───── STORED DATA
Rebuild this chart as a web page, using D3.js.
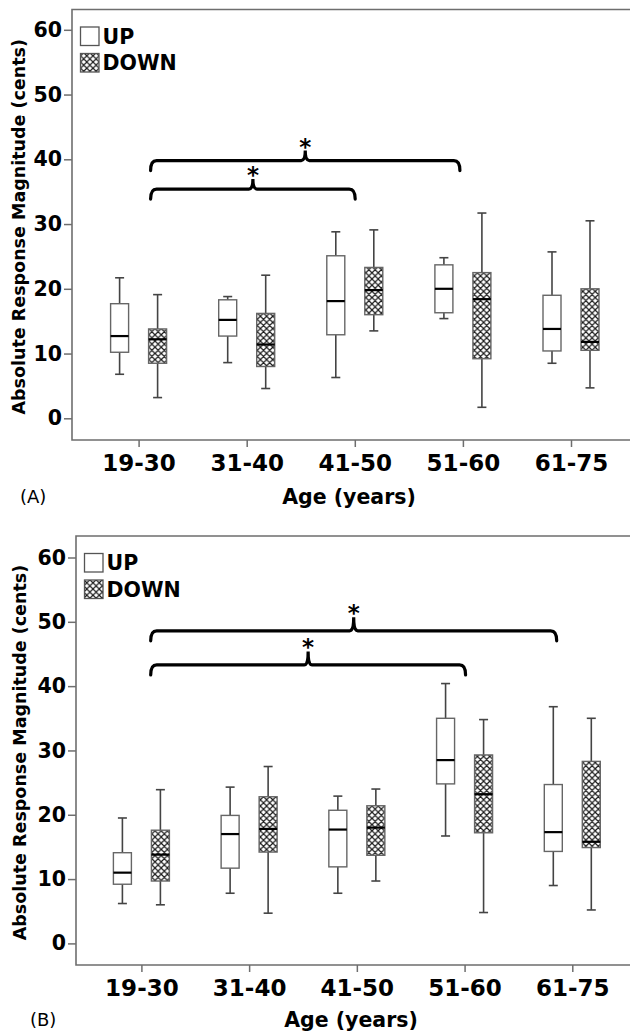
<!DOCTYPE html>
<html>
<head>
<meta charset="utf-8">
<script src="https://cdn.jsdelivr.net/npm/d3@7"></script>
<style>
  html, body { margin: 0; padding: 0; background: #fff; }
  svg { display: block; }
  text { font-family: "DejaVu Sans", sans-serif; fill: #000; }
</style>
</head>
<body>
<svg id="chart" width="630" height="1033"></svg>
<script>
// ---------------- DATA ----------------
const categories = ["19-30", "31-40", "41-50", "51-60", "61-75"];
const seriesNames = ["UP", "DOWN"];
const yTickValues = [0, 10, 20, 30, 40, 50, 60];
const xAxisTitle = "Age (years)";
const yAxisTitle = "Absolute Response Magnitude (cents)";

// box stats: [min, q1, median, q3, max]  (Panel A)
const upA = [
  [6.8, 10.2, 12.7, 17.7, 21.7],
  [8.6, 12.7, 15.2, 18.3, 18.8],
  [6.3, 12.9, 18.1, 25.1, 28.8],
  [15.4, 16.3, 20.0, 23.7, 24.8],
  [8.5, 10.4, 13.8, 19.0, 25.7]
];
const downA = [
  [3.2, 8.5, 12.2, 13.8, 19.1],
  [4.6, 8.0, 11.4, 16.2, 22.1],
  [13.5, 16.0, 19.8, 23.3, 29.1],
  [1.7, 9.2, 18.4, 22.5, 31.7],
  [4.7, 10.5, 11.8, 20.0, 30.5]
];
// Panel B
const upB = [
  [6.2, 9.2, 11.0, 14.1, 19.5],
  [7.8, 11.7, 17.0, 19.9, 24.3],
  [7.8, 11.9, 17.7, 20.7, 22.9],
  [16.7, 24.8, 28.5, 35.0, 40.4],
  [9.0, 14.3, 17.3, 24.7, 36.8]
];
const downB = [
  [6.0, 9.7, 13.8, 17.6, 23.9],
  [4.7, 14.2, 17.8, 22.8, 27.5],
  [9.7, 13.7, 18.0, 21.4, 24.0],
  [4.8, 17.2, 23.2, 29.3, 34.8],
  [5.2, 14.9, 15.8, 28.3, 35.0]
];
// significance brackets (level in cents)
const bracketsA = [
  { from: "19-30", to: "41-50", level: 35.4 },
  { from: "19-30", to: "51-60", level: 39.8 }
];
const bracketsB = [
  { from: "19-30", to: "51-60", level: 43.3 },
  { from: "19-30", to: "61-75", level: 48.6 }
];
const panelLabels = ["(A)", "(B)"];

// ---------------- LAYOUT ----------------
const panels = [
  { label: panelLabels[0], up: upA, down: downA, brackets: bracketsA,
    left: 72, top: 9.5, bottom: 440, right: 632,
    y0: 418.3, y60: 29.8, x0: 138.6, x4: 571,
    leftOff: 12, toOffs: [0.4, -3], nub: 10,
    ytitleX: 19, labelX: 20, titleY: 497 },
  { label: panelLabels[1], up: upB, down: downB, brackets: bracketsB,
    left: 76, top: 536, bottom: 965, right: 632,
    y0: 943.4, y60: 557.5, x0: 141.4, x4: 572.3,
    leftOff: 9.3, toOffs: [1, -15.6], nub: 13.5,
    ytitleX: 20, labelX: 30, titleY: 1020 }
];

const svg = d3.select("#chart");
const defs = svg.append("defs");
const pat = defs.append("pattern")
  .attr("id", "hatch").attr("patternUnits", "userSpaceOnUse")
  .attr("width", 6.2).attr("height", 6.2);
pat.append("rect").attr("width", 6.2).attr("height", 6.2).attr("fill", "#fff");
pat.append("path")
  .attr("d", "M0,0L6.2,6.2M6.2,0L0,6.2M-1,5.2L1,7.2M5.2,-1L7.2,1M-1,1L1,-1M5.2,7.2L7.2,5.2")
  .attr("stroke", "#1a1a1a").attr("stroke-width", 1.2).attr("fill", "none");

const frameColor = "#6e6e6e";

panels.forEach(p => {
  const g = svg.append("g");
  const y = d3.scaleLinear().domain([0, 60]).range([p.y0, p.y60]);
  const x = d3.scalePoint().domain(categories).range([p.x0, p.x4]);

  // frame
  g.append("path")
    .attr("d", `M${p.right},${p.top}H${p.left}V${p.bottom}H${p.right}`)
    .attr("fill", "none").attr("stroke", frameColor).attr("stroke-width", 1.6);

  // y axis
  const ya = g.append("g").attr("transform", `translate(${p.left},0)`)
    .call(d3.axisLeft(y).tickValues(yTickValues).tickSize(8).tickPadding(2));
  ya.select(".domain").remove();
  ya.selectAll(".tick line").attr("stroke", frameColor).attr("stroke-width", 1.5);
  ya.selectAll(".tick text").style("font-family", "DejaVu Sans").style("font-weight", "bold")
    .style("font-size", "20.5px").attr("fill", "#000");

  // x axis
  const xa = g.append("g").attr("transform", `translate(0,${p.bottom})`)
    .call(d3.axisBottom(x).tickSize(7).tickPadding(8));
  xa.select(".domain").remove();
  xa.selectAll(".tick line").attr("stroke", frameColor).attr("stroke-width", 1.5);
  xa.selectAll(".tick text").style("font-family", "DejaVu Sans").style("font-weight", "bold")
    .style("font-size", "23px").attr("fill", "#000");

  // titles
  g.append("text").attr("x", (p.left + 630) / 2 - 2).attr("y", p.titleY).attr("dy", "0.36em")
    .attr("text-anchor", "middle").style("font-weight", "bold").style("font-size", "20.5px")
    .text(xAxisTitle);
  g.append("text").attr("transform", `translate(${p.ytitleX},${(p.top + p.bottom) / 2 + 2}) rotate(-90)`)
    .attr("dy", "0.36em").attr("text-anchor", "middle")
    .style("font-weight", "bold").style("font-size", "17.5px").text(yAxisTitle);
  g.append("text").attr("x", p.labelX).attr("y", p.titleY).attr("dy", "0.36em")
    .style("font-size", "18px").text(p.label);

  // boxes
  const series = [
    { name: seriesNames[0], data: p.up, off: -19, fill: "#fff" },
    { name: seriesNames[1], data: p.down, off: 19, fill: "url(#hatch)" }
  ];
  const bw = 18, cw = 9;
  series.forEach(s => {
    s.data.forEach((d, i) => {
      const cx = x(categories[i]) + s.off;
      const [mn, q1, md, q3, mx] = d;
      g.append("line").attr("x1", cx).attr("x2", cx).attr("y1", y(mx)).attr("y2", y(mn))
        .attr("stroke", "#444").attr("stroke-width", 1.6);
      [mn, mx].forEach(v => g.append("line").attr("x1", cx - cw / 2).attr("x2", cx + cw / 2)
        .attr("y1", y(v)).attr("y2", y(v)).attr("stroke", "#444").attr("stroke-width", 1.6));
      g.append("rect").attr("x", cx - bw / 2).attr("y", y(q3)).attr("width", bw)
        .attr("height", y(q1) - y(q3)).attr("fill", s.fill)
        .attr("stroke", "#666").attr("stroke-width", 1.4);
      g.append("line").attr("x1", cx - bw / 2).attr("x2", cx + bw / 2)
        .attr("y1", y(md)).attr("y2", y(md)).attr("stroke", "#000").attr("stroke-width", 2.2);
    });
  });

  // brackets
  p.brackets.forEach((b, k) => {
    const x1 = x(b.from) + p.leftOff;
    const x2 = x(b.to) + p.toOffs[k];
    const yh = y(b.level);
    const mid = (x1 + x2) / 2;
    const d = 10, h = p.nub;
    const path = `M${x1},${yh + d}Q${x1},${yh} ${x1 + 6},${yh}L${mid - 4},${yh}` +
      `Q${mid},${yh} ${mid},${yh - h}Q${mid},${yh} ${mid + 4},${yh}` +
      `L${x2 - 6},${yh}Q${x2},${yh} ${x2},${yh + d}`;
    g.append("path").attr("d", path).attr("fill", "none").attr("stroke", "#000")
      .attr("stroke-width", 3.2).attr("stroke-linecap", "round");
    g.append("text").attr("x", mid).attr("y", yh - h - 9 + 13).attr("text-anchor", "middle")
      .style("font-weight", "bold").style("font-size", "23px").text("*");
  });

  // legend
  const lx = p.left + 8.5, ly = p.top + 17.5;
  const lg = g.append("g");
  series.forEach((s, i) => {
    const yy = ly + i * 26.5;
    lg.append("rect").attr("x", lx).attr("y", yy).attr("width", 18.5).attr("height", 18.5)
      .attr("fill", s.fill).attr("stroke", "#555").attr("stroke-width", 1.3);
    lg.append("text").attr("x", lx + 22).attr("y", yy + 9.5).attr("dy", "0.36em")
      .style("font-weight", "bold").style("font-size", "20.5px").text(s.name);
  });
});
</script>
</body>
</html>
──────────
PROBLEM DETAILS — Pick out and copy the lines of the material that include the word "chart".

RIGHT ANSWER —
Rebuild this chart as a web page, using D3.js.
<svg id="chart" width="630" height="1033"></svg>
const svg = d3.select("#chart");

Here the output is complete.